Peter Jackson’s remake of his favourite film is a marvel to behold that breaks new ground in visual effects and further enhances his reputation as one of the best filmmakers of his generation.

Peter Jackson’s remake of his favourite film is a marvel to behold that breaks new ground in visual effects and further enhances his reputation as one of the best filmmakers of his generation.

I must confess I had a few doubts about this project when it was first announced. Was it too soon after the critical and commercial success of the Lord of the Rings trilogy? Was the original film worth remaking on this scale? Wasn’t the previous remake in 1976 a disaster? The initial teaser trailer was intriguing but it didn’t fill me with awe and anticipation of the Rings films. After viewing a short preview of the film and the more recent trailers I was more excited. However, nothing fully prepared me for the awesome spectacle Jackson and his collaborators have created. It is no exaggeration to say that this film takes visual effects in to a new era and leaves us with the year’s best blockbuster.

Wisely fleshing out and expanding the 1933 original it starts off with some surprisingly gritty but superbly realised scenes in Depression hit New York. By chance the recently unemployed actress Ann Darrow (Naomi Watts) and under pressure director Carl Denham (Jack Black) meet outside a theatre. He desperately needs a female lead for his latest project and she needs the work. Enticed by the offer of shooting on an exotic island she sets sail along with Denham’s beleaguered colleagues, a screenwriter (Adrien Brody) and the ships crew.

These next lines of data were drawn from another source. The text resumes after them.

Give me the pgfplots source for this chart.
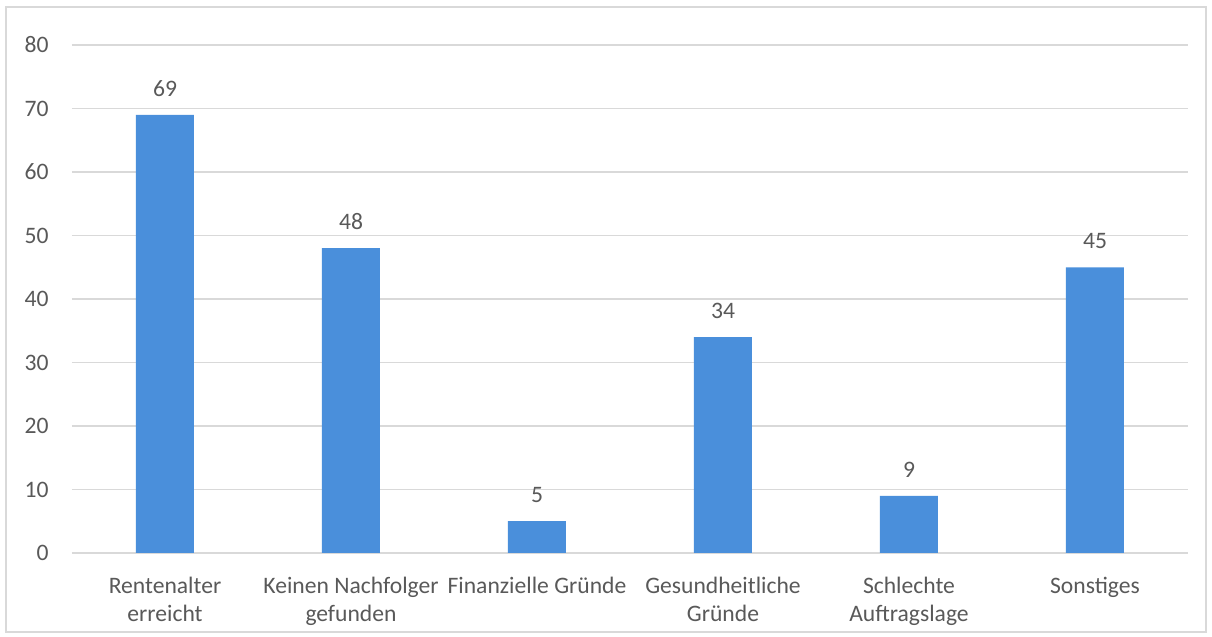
\documentclass[border=0pt]{standalone}
\usepackage{fontspec}
\setmainfont{Carlito}
\usepackage{pgfplots}
\pgfplotsset{compat=1.18}
\definecolor{barblue}{HTML}{4A8FDB}
\definecolor{txtgray}{HTML}{595959}
\definecolor{gridgray}{HTML}{D9D9D9}

\begin{document}
\begin{tikzpicture}
\useasboundingbox (-36pt,-42pt) rectangle (570pt,276.5pt);
\draw[gridgray, line width=0.7pt] (-33pt,-39.5pt) rectangle (567pt,273pt);
\begin{axis}[
  at={(0pt,0pt)}, anchor=south west,
  scale only axis,
  width=558pt, height=254pt,
  ybar, bar width=29pt,
  xmin=-0.5, xmax=5.5,
  ymin=0, ymax=80,
  ytick={0,10,...,80},
  xtick=data,
  xticklabels={Rentenalter\\erreicht, Keinen Nachfolger\\gefunden, Finanzielle Gründe, Gesundheitliche\\Gründe, Schlechte\\Auftragslage, Sonstiges},
  xticklabel style={align=center, font=\fontsize{11.8}{14}\selectfont, text=txtgray, inner sep=0pt, yshift=-12pt},
  yticklabel style={font=\fontsize{11.8}{14}\selectfont, text=txtgray, inner sep=0pt, xshift=-11.5pt},
  /pgf/number format/assume math mode=true,
  major tick length=0pt,
  axis line style={draw=none},
  ymajorgrids=true,
  grid style={gridgray, line width=0.7pt},
  nodes near coords,
  every node near coord/.append style={font=\fontsize{11.8}{14}\selectfont, text=txtgray, inner sep=0pt, yshift=9pt},
  clip=false,
]
\addplot[fill=barblue, draw=none] coordinates {
  (0,69) (1,48) (2,5) (3,34) (4,9) (5,45)
};
\end{axis}
\end{tikzpicture}
\end{document}
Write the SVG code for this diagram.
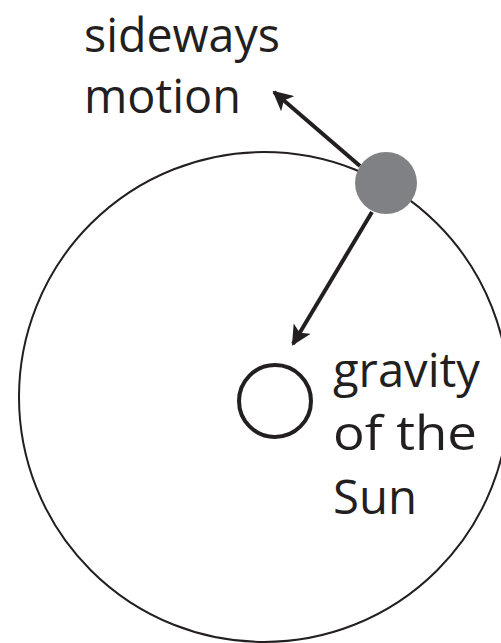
<svg xmlns="http://www.w3.org/2000/svg" width="501" height="643" viewBox="0 0 501 643">
<style>
.lbl{font-family:"Open Sans","Liberation Sans",sans-serif;font-size:48px;fill:#231f20}
.conn{stroke:#231f20;stroke-width:4;fill:none}
</style>
<defs>
<marker id="ah" viewBox="0 0 10 10" refX="9" refY="5" markerWidth="5" markerHeight="5" markerUnits="strokeWidth" orient="auto">
<path d="M0,0 L10,5 L0,10 L2.5,5 Z" fill="#231f20"/>
</marker>
</defs>
<rect width="501" height="643" fill="#fff"/>
<g id="orbit"><circle cx="264" cy="397" r="245" fill="none" stroke="#231f20" stroke-width="2"/></g>
<g id="connectors">
<line class="conn" x1="360" y1="166" x2="274" y2="92" marker-end="url(#ah)"/>
<line class="conn" x1="372" y1="212" x2="293" y2="344" marker-end="url(#ah)"/>
</g>
<g id="planet"><circle cx="386" cy="183" r="31" fill="#808184"/></g>
<g id="sun"><circle cx="275" cy="401" r="36" fill="none" stroke="#231f20" stroke-width="4"/></g>
<g id="label-sideways">
<text class="lbl" x="84" y="52" textLength="196" lengthAdjust="spacingAndGlyphs">sideways</text>
<text class="lbl" x="84" y="113" textLength="157" lengthAdjust="spacingAndGlyphs">motion</text>
</g>
<g id="label-gravity">
<text class="lbl" x="333" y="387" textLength="147" lengthAdjust="spacingAndGlyphs">gravity</text>
<text class="lbl" x="333" y="450" textLength="144" lengthAdjust="spacingAndGlyphs">of the</text>
<text class="lbl" x="333" y="514" textLength="84" lengthAdjust="spacingAndGlyphs">Sun</text>
</g>
</svg>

When they reach the island they are attacked by hostile natives and Ann is eventually kidnapped and offered as sacrifice to a giant gorilla named Kong (‘played’ via CG technology by Andy Serkis). The crew embark on a rescue mission and eventually manage to capture Kong, intending to make money from him as a theatre attraction. But the plan proves unwise as he unleashes havoc on downtown New York in search of the woman he forged a connection with on the island.

The first and most striking thing about this King Kong is the extraordinary attention to detail up on screen. From the desolate streets of Depression era New York to the exotic mystery of Skull Island and finally back to a wintry Manhattan the film is a marvel of production design and digitally rendered landscapes. More than that, the film integrates its characters into these environments with such verve that the more fantastical elements of the story appear believable. Added to this the pacing and editing makes the three hour running time breeze by as it moves from one well executed set piece to the next.

Some may find the first hour drags a little in comparison to the last two, but the build up helps ground the films characters in a more believable setting. It might not seem believable but once you are inside the film, the fantastical creatures on the island seem all too plausible. All this is aided by the shrewd casting that makes the leads more rounded and interesting individuals. Naomi Watts further demonstrates her considerable acting presence in a role that could have just descended into a lot of running and screaming. Instead we get a deeper and more soulful Ann Darrow than previous screen incarnations, one which makes her interaction with Kong all the more touching.

Jack Black is more of a surprise as he is less comedic here than in previous roles. He has some funny lines but mostly gives an assured and serious performance of a maverick filmmaker living by a grey moral compass. Adrien Brody gives solid support as the film’s screenwriter, although his would be romance with Ann is overshadowed somewhat by all the action. The other supporting roles are also capably filled out, without ever being truly outstanding, but are largely overshadowed by the films true star – Kong himself.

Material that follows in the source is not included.